Figures show the number of bags handed out by the seven main supermarkets fell by 85 per cent from 7 billion a year.This is part of the war on plastics launched on Thursday by the British Prime Minister Theresa May who confirmed that the government will launch a consultation for taxes on single-use plastic items such as disposal coffee cups.
She said that Whitehall would set an example by removing plastic cutlery and cups from central government offices.
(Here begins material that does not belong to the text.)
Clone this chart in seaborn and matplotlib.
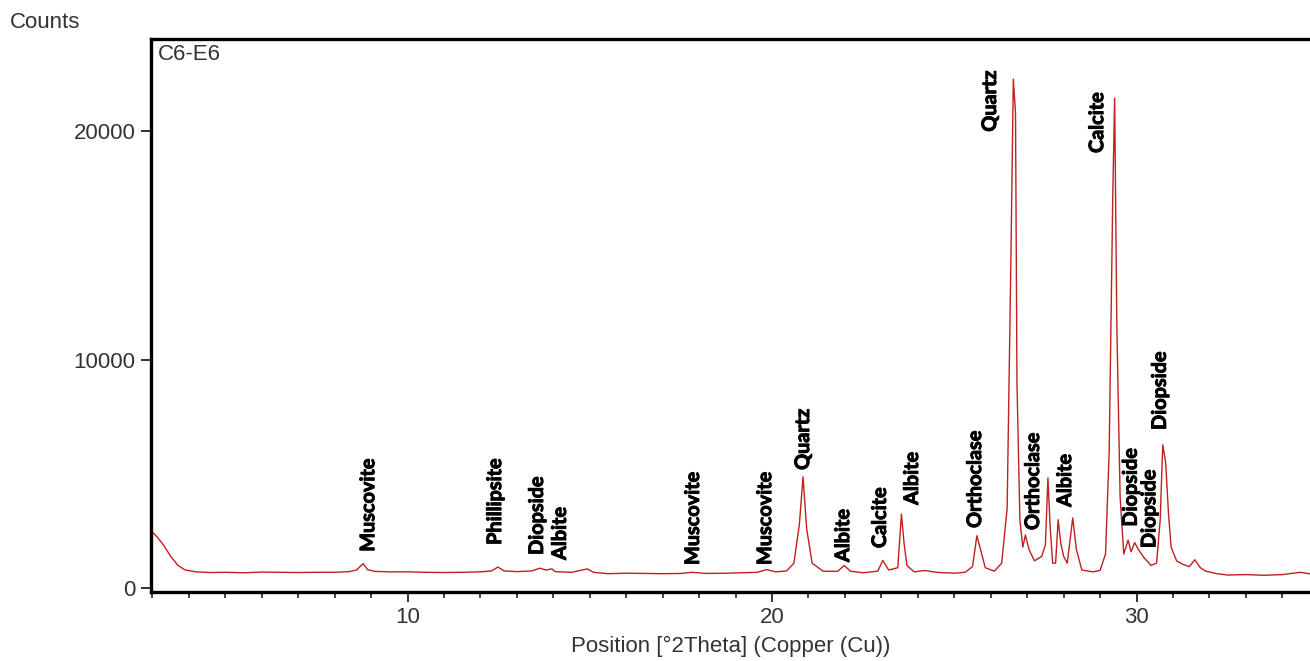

She hoped employers, too, would consider banning plastic knives and forks in workplace canteens.
May, who was accompanied by her environment secretary, Michael Gove, published her long-awaited 25-year environment plan to reverse declining wildlife and secure clean air and water, reduced flood risk and more efficient resource use.
The plan aims to achieve long-term goals in six areas: clean air, clean and plentiful water, thriving plants and wildlife, a reduced risk of harm from environmental hazards such as flooding and drought, using resources from nature more sustainably and efficiently and enhanced beauty, heritage and engagement with the natural environment.
On the foreign affairs front, developing countries will be given help in tackling pollution, including plastic waste in oceans. British television recently showed tributaries of the Ganges clogged with plastic waste.
The Daily Mail, however, which has been leading a campaign against carrier bags, today commended the Karnataka state government which in March 2016 "introduced a comprehensive ban on the use of plastic by business".
Certainly, attitudes have changed in the last 50 years since the iconic 1967 film, The Graduate, which showed Benjamin Braddock (Dustin Hoffman), a 21-year-old college graduate, being given kindly advice by a family friend, Maguire (Walter Brooke): "I just want to say one word to you... just one word... Plastics... There is a great future in plastics... will you think about it?"
A documentary which has hardened British sentiment against plastics is Sir David Attenborough's recent documentary on BBC TV, Blue Planet II, which depicted albatross parents unwittingly feeding their chicks plastic and mother dolphins potentially exposing their new-born calves to pollutants through their contaminated milk.
"The future of all life now depends on us," the 91-year-old BBC naturalist said in his closing speech.